◆ **Supplied material**:
____________________
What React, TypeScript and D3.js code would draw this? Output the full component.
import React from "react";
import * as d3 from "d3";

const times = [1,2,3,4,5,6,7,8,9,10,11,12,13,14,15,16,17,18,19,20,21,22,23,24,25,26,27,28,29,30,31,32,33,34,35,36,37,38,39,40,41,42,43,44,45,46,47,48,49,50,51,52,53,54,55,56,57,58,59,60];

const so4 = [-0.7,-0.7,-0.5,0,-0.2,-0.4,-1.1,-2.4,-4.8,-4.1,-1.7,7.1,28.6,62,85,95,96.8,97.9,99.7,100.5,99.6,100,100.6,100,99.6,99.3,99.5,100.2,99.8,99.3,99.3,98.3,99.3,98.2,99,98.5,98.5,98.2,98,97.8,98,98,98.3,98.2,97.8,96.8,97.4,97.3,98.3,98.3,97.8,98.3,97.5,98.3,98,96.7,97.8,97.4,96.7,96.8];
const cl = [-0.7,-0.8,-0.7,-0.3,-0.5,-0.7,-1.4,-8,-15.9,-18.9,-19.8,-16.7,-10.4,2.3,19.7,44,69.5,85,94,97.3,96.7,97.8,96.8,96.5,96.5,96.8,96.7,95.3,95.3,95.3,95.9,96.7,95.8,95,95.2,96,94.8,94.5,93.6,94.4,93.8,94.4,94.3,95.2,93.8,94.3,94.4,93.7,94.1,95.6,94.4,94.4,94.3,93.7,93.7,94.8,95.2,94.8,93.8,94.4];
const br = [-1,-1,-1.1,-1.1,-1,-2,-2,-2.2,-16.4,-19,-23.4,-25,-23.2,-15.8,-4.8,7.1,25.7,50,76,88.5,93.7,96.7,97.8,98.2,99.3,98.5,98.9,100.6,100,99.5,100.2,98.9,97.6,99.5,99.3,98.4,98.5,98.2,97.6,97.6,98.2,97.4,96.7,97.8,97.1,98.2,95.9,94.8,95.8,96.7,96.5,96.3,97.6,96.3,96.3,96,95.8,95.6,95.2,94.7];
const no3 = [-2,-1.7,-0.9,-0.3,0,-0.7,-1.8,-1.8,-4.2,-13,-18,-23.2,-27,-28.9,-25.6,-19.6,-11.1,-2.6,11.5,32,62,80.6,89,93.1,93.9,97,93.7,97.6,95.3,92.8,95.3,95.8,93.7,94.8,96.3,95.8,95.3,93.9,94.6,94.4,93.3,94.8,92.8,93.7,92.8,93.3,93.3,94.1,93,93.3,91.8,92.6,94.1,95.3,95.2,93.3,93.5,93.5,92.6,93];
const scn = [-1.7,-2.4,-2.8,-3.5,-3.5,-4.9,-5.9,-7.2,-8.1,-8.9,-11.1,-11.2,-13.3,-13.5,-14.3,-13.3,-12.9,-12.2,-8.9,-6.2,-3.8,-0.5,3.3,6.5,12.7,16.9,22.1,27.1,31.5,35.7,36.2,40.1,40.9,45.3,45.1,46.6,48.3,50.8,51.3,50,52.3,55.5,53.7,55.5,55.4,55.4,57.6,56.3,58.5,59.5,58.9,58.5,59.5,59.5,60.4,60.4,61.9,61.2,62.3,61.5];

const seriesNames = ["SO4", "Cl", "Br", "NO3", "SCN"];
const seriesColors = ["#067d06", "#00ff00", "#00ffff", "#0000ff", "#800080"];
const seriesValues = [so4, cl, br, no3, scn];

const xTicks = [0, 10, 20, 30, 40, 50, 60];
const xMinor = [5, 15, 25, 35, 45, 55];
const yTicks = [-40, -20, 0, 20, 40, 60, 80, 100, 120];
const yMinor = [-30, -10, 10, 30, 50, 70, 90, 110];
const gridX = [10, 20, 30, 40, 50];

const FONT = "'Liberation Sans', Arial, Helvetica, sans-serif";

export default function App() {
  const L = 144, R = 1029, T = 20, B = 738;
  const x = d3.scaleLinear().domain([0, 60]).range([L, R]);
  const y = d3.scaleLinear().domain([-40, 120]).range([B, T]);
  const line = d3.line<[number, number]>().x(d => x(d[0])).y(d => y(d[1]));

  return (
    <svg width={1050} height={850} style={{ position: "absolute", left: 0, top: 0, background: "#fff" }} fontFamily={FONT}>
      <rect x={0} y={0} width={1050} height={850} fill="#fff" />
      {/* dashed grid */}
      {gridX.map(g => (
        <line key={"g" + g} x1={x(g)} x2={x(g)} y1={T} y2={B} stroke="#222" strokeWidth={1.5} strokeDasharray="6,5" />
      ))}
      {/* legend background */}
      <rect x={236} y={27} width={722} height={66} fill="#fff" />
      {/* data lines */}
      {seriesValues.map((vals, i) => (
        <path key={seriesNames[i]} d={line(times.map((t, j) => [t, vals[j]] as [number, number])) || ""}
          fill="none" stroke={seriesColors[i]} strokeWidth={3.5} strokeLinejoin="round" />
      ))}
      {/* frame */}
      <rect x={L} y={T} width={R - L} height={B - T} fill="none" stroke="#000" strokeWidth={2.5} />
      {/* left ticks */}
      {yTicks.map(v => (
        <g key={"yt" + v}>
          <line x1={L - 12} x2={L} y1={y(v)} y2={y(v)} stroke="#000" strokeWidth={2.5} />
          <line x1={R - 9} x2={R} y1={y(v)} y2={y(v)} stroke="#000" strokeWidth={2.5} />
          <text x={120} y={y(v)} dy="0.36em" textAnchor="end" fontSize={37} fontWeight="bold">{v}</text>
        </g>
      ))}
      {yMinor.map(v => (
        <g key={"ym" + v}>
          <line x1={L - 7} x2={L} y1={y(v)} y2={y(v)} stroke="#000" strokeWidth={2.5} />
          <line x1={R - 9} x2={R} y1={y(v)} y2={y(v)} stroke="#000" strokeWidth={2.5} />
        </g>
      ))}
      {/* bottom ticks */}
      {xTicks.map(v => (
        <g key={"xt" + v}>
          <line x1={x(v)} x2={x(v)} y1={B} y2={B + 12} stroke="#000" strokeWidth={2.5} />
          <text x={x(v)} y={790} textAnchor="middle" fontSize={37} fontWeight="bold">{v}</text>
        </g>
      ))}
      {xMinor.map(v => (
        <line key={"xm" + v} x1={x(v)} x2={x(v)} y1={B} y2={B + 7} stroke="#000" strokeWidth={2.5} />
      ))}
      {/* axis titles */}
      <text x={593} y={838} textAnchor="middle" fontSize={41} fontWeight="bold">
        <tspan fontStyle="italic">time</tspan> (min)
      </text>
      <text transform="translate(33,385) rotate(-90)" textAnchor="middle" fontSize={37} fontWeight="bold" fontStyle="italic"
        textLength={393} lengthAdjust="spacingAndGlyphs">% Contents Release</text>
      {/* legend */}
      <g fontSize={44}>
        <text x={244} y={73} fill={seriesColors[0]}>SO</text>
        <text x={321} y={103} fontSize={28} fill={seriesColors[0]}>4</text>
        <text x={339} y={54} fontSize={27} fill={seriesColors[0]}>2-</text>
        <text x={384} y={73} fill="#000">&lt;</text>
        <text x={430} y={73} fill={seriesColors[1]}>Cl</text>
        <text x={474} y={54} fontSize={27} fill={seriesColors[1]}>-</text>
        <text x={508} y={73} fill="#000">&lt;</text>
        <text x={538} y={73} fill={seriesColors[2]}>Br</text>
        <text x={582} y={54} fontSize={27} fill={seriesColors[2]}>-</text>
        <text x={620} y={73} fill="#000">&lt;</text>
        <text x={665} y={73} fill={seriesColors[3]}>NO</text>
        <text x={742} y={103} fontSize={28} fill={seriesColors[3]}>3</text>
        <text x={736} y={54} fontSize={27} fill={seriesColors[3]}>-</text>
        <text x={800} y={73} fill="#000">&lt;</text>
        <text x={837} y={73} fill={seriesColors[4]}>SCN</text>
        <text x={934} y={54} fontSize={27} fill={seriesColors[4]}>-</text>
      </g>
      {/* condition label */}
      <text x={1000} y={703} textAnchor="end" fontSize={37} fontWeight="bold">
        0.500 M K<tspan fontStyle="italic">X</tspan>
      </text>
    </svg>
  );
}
____________________
◆ **Work to complete**: Please print the material above exactly as it appears, from its first line through the line containing "import * as", inclusive, and stop there.

◆ **Task result**:
What React, TypeScript and D3.js code would draw this? Output the full component.
import React from "react";
import * as d3 from "d3";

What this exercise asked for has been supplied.